Quiconque a déjà appartenu à une équipe sait combien la qualité des relations qui l’unissent à ses collègues est déterminante dans sa motivation. Nous sommes des êtres grégaires et l’appartenance à un groupe est une des conditions de la survie de notre espèce. La faible fréquence des conflits permet, au-delà du caractère agréable du quotidien, de préserver les salariés du stress et des altération de la santé mentale. Pour y parvenir, le rôle du manager est déterminant — une étude de 2023 met d’ailleurs en exergue combien le manager peut avoir une influence salutaire sur le vécu des situations de travail.
Au niveau mondial, les salariés interrogées considèrent que leur manager a un rôle aussi important que leurs conjoints dans la préservation de leur santé mentale, et que ce rôle est même plus important que celui de leur médecin et ou de leur thérapeute.
Devenir un manager soutenant pour ses équipes devient une vertu cardinale qu’il s’agit de développer au bénéfices des individus, de l’activité et des organisations du travail. Le rapport « Le bien-être et l’efficacité au travail » (de Henri Lachman, Christian Larose et Muriel Pénicaud, 2010) pointait déjà le rôle central du manager dans la prévention des risques psychosociaux et l’accompagnement des transitions d’entreprise.
Il est alors étonnant de constater une évolution manifeste des situations de tensions dans les équipes et de harcèlement au travail depuis quelques années. Comme l’a mis en lumière une étude menée par Qualisocial et Ipsos, près d’un salarié sur trois aurait été victime de comportement s’apparentant a du harcèlement dans les dernières années. Cette apparente contradiction, montre que, malgré les intentions et les prises de conscience, la transition vers des comportements plus sain n’est pas encore efficace.
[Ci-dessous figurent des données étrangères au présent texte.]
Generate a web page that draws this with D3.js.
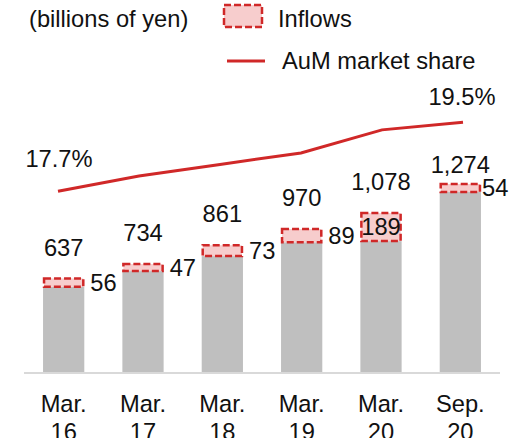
<!DOCTYPE html>
<html>
<head>
<meta charset="utf-8">
<script src="https://cdn.jsdelivr.net/npm/d3@7"></script>
<style>
  body { margin: 0; background: #fff; }
  text { font-family: "Liberation Sans", Arial, sans-serif; fill: #111; }
</style>
</head>
<body>
<svg id="svg1" width="513" height="438"></svg>
<script>
const categories = [["Mar.", "16"], ["Mar.", "17"], ["Mar.", "18"], ["Mar.", "19"], ["Mar.", "20"], ["Sep.", "20"]];
const totals = [637, 734, 861, 970, 1078, 1274];
const inflows = [56, 47, 73, 89, 189, 54];
const share = [17.7, 18.1, 18.4, 18.7, 19.3, 19.5];
const shareLabels = ["17.7%", "", "", "", "", "19.5%"];

const svg = d3.select("#svg1");
const fontSize = 23.7;
const red = "#d02828";

const x = d3.scaleBand()
    .domain(d3.range(categories.length))
    .range([24, 500])
    .paddingInner(0.48)
    .paddingOuter(0.24);

// line series sits on its own (slightly wider) category axis
const xLine = d3.scalePoint()
    .domain(d3.range(categories.length))
    .range([58, 463]);

const y = d3.scaleLinear().domain([0, 1274]).range([373, 184]);
const yShare = d3.scaleLinear().domain([15, 20]).range([295, 103]);

// axis line
svg.append("line")
    .attr("x1", 24).attr("x2", 500)
    .attr("y1", 373).attr("y2", 373)
    .attr("stroke", "#d9d9d9")
    .attr("stroke-width", 2);

const bars = svg.append("g");

// base (AuM before inflows)
bars.selectAll("rect.base")
    .data(totals)
    .enter().append("rect")
    .attr("class", "base")
    .attr("x", (d, i) => x(i))
    .attr("width", x.bandwidth())
    .attr("y", (d, i) => y(d - inflows[i]))
    .attr("height", (d, i) => y(0) - y(d - inflows[i]) - 1)
    .attr("fill", "#bfbfbf");

// inflows
bars.selectAll("rect.inflow")
    .data(totals)
    .enter().append("rect")
    .attr("class", "inflow")
    .attr("x", (d, i) => x(i) + 1)
    .attr("width", x.bandwidth() - 2)
    .attr("y", d => y(d))
    .attr("height", (d, i) => y(d - inflows[i]) - y(d))
    .attr("fill", "#f7cdcd")
    .attr("stroke", red)
    .attr("stroke-width", 2.5)
    .attr("stroke-dasharray", "7,3");

// total labels
svg.selectAll("text.total")
    .data(totals)
    .enter().append("text")
    .attr("class", "total")
    .attr("x", (d, i) => x(i) + x.bandwidth() / 2)
    .attr("y", (d, i) => y(d) - (i === totals.length - 1 ? 11 : 23))
    .attr("text-anchor", "middle")
    .attr("font-size", fontSize)
    .text(d => d3.format(",")(d));

// inflow labels
svg.selectAll("text.inflow")
    .data(inflows)
    .enter().append("text")
    .attr("class", "inflow")
    .each(function (d, i) {
        const h = y(totals[i] - d) - y(totals[i]);
        const inside = h > 24;
        d3.select(this)
            .attr("x", inside ? x(i) + x.bandwidth() / 2 : x(i) + x.bandwidth() + (i === inflows.length - 1 ? 1 : 6))
            .attr("y", y(totals[i]) + h / 2)
            .attr("dy", "0.35em")
            .attr("text-anchor", inside ? "middle" : "start");
    })
    .attr("font-size", fontSize)
    .text(d => d);

// market share line
const line = d3.line()
    .x((d, i) => xLine(i))
    .y(d => yShare(d));

svg.append("path")
    .datum(share)
    .attr("d", line)
    .attr("fill", "none")
    .attr("stroke", red)
    .attr("stroke-width", 3);

svg.selectAll("text.share")
    .data(share)
    .enter().append("text")
    .attr("class", "share")
    .attr("x", (d, i) => xLine(i) + (i === 0 ? 1 : -1))
    .attr("y", (d, i) => yShare(d) - (i === 0 ? 24 : 17))
    .attr("text-anchor", "middle")
    .attr("font-size", fontSize)
    .text((d, i) => shareLabels[i]);

// category labels
const cat = svg.selectAll("text.cat")
    .data(categories)
    .enter().append("text")
    .attr("class", "cat")
    .attr("text-anchor", "middle")
    .attr("font-size", fontSize)
    .attr("transform", (d, i) => "translate(" + (x(i) + x.bandwidth() / 2) + ",412)");
cat.append("tspan").attr("x", 0).attr("y", 0).text(d => d[0]);
cat.append("tspan").attr("x", 0).attr("y", 28).text(d => d[1]);

// unit + legend
svg.append("text")
    .attr("x", 29).attr("y", 27)
    .attr("font-size", fontSize)
    .text("(billions of yen)");

svg.append("rect")
    .attr("x", 224).attr("y", 5)
    .attr("width", 38).attr("height", 22)
    .attr("fill", "#f7cdcd")
    .attr("stroke", red)
    .attr("stroke-width", 2.5)
    .attr("stroke-dasharray", "7,3");
svg.append("text")
    .attr("x", 278).attr("y", 27)
    .attr("font-size", fontSize)
    .text("Inflows");

svg.append("line")
    .attr("x1", 227).attr("x2", 265)
    .attr("y1", 61).attr("y2", 61)
    .attr("stroke", red)
    .attr("stroke-width", 3);
svg.append("text")
    .attr("x", 282).attr("y", 69)
    .attr("font-size", fontSize)
    .text("AuM market share");
</script>
</body>
</html>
Le développement considérable du développement personnel ces dernières années a conquis les situations de travail. De nombreuses entreprises font désormais appel à de prétendus spécialistes des comportements et des attitudes pour améliorer l’efficacité des managers. On assiste donc à pléthores de méthodes dites psychologisantes (ennéagramme, PNL, loi de l’attraction) dont les présupposés scientifiques sont douteux – certains, montrant une vigilance accrue de la part de la Miviludes.
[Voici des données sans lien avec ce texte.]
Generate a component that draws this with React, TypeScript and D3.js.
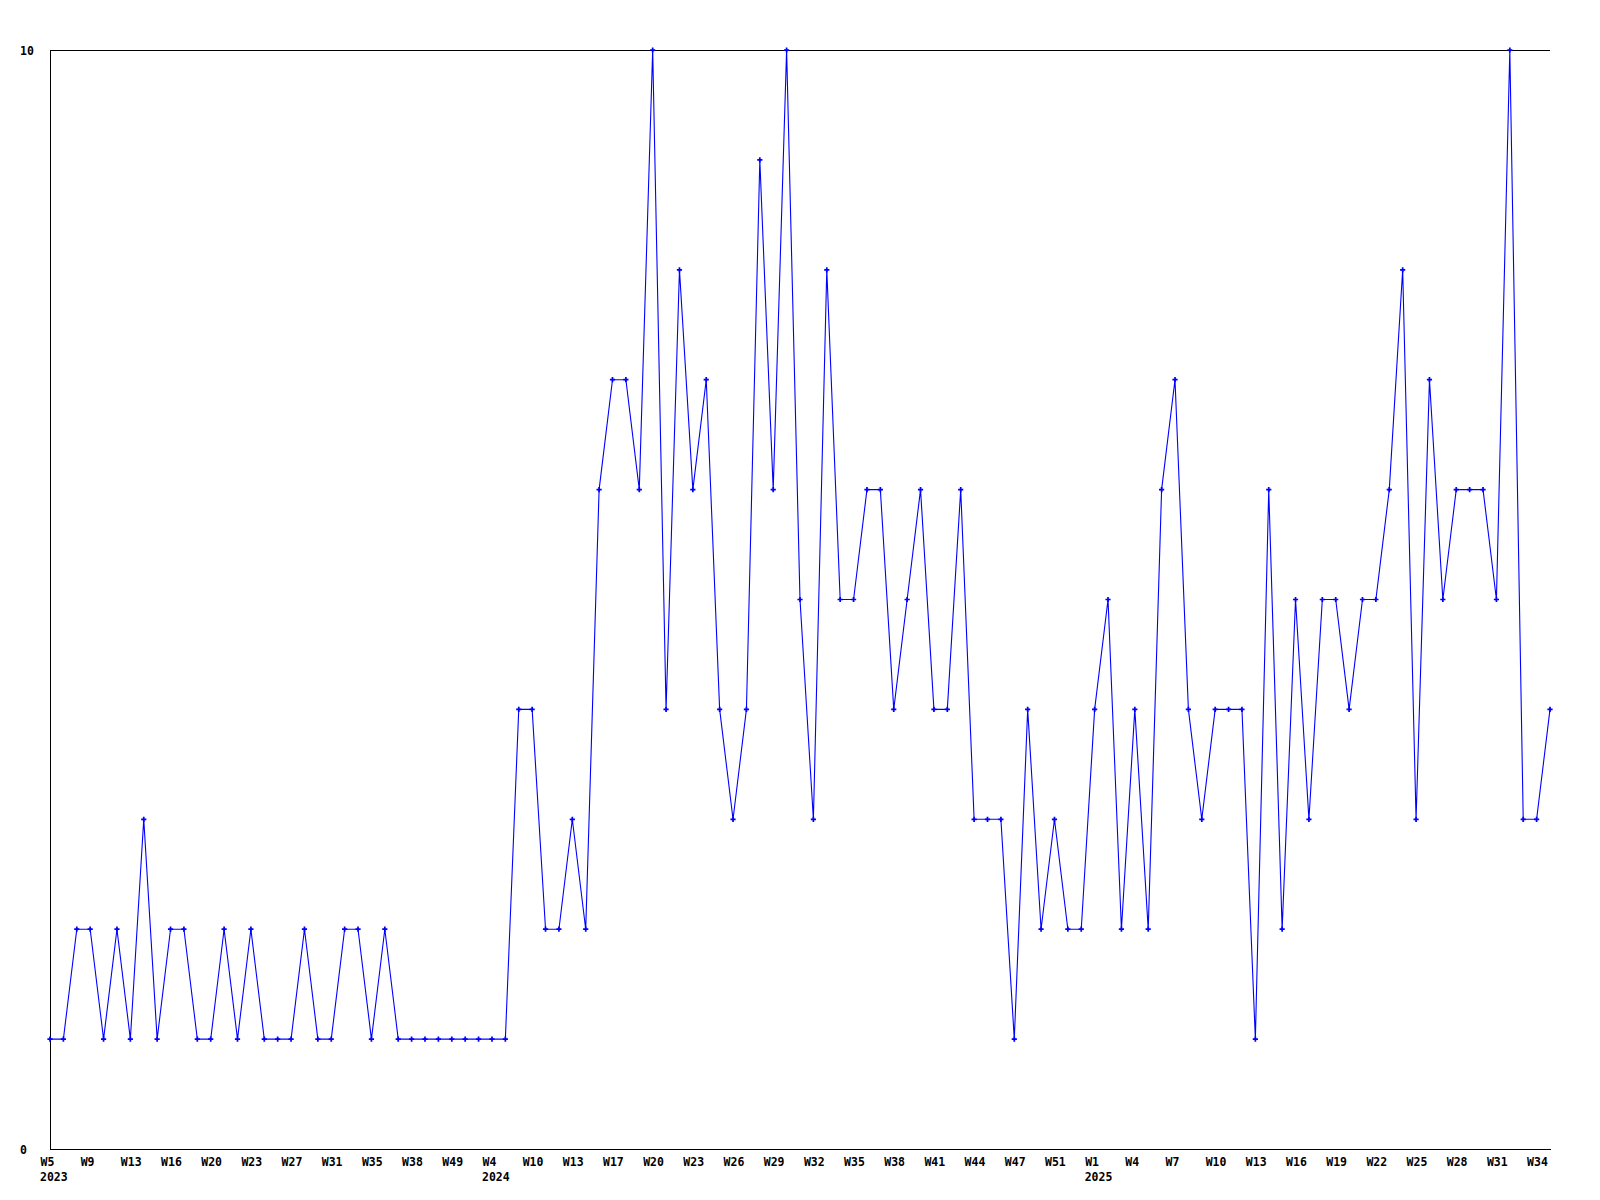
import { useEffect, useRef } from "react";
import * as d3 from "d3";

// weekly counts, one per point (weeks without data are skipped in the source)
const values = [
  1, 1, 2, 2, 1, 2, 1, 3, 1, 2, 2, 1, 1, 2, 1, 2, 1, 1, 1, 2, 1, 1, 2, 2, 1, 2,
  1, 1, 1, 1, 1, 1, 1, 1, 1, 4, 4, 2, 2, 3, 2, 6, 7, 7, 6, 10, 4, 8, 6, 7, 4, 3,
  4, 9, 6, 10, 5, 3, 8, 5, 5, 6, 6, 4, 5, 6, 4, 4, 6, 3, 3, 3, 1, 4, 2, 3, 2, 2,
  4, 5, 2, 4, 2, 6, 7, 4, 3, 4, 4, 4, 1, 6, 2, 5, 3, 5, 5, 4, 5, 5, 6, 8, 3, 7,
  5, 6, 6, 6, 5, 10, 3, 3, 4,
];

// label shown on every third point
const weekLabels = [
  "W5", "W9", "W13", "W16", "W20", "W23", "W27", "W31", "W35", "W38", "W49",
  "W4", "W10", "W13", "W17", "W20", "W23", "W26", "W29", "W32", "W35", "W38",
  "W41", "W44", "W47", "W51", "W1", "W4", "W7", "W10", "W13", "W16", "W19",
  "W22", "W25", "W28", "W31", "W34",
];
const labelStep = 3;

const years = [
  { index: 0, year: "2023" },
  { index: 33, year: "2024" },
  { index: 78, year: "2025" },
];

const yTicks = [0, 10];

export default function App() {
  const svgRef = useRef<SVGSVGElement>(null);

  useEffect(() => {
    if (!svgRef.current) return;
    const svg = d3.select(svgRef.current);
    const width = 1600;
    const height = 1200;
    const margin = { top: 50, right: 50, bottom: 51, left: 50 };
    const font = "'DejaVu Sans Mono', monospace";

    svg.selectAll("*").remove();
    svg.attr("width", width).attr("height", height);

    const x = d3
      .scaleLinear()
      .domain([0, values.length - 1])
      .range([margin.left, width - margin.right]);

    const y = d3
      .scaleLinear()
      .domain([0, 10])
      .range([height - margin.bottom, margin.top]);

    // top border
    svg
      .append("line")
      .attr("x1", margin.left)
      .attr("x2", width - margin.right)
      .attr("y1", y(10))
      .attr("y2", y(10))
      .attr("stroke", "#000")
      .attr("shape-rendering", "crispEdges");

    const tickIdx = weekLabels.map((_, i) => i * labelStep);

    const xAxis = svg
      .append("g")
      .attr("transform", `translate(0,${y(0)})`)
      .call(
        d3
          .axisBottom(x)
          .tickValues(tickIdx)
          .tickSize(0)
          .tickSizeOuter(0)
          .tickFormat((_, i) => weekLabels[i]),
      );
    xAxis.select("path.domain").attr("stroke", "#000").attr("shape-rendering", "crispEdges");
    xAxis
      .selectAll("text")
      .attr("fill", "#000")
      .attr("font-family", font)
      .attr("font-weight", "bold")
      .attr("font-size", 11.5)
      .attr("text-anchor", "start")
      .attr("x", -10)
      .attr("y", 17)
      .attr("dy", 0);

    svg
      .append("g")
      .selectAll("text")
      .data(years)
      .join("text")
      .attr("x", (d) => x(d.index) - 10)
      .attr("y", y(0) + 32)
      .attr("font-family", font)
      .attr("font-weight", "bold")
      .attr("font-size", 11.5)
      .text((d) => d.year);

    const yAxis = svg
      .append("g")
      .attr("transform", `translate(${margin.left},0)`)
      .call(d3.axisLeft(y).tickValues(yTicks).tickSize(0).tickSizeOuter(0));
    yAxis.select("path.domain").attr("stroke", "#000").attr("shape-rendering", "crispEdges");
    yAxis
      .selectAll("text")
      .attr("fill", "#000")
      .attr("font-family", font)
      .attr("font-weight", "bold")
      .attr("font-size", 11.5)
      .attr("text-anchor", "start")
      .attr("x", 20 - margin.left)
      .attr("dy", "0.35em");

    const line = d3
      .line<number>()
      .x((_, i) => x(i))
      .y((d) => y(d));

    svg
      .append("path")
      .datum(values)
      .attr("fill", "none")
      .attr("stroke", "#0000ff")
      .attr("stroke-width", 1.1)
      .attr("d", line);

    const marker = d3.symbol(d3.symbolCross, 15);
    svg
      .append("g")
      .selectAll("path")
      .data(values)
      .join("path")
      .attr("transform", (d, i) => `translate(${x(i)},${y(d)})`)
      .attr("d", marker)
      .attr("fill", "#0000ff");
  }, []);

  return (
    <div style={{ position: "absolute", left: 0, top: 0, background: "#fff" }}>
      <svg ref={svgRef} style={{ display: "block" }} />
    </div>
  );
}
Issu de la pensée New Age, le développement personnel tient comme pilier la loi de l’attraction, et la notion d’intention positive comme promoteur d’une amélioration de la personne. Non seulement, la loi de l’attraction ne montre aucun fondement scientifique sérieux mais elle développe en parallèle des comportements toxiques et des répercussions nocives sur la santé des personnes. Les bonnes intentions et le désir du meilleur ne suffisent donc pas à l’atteindre.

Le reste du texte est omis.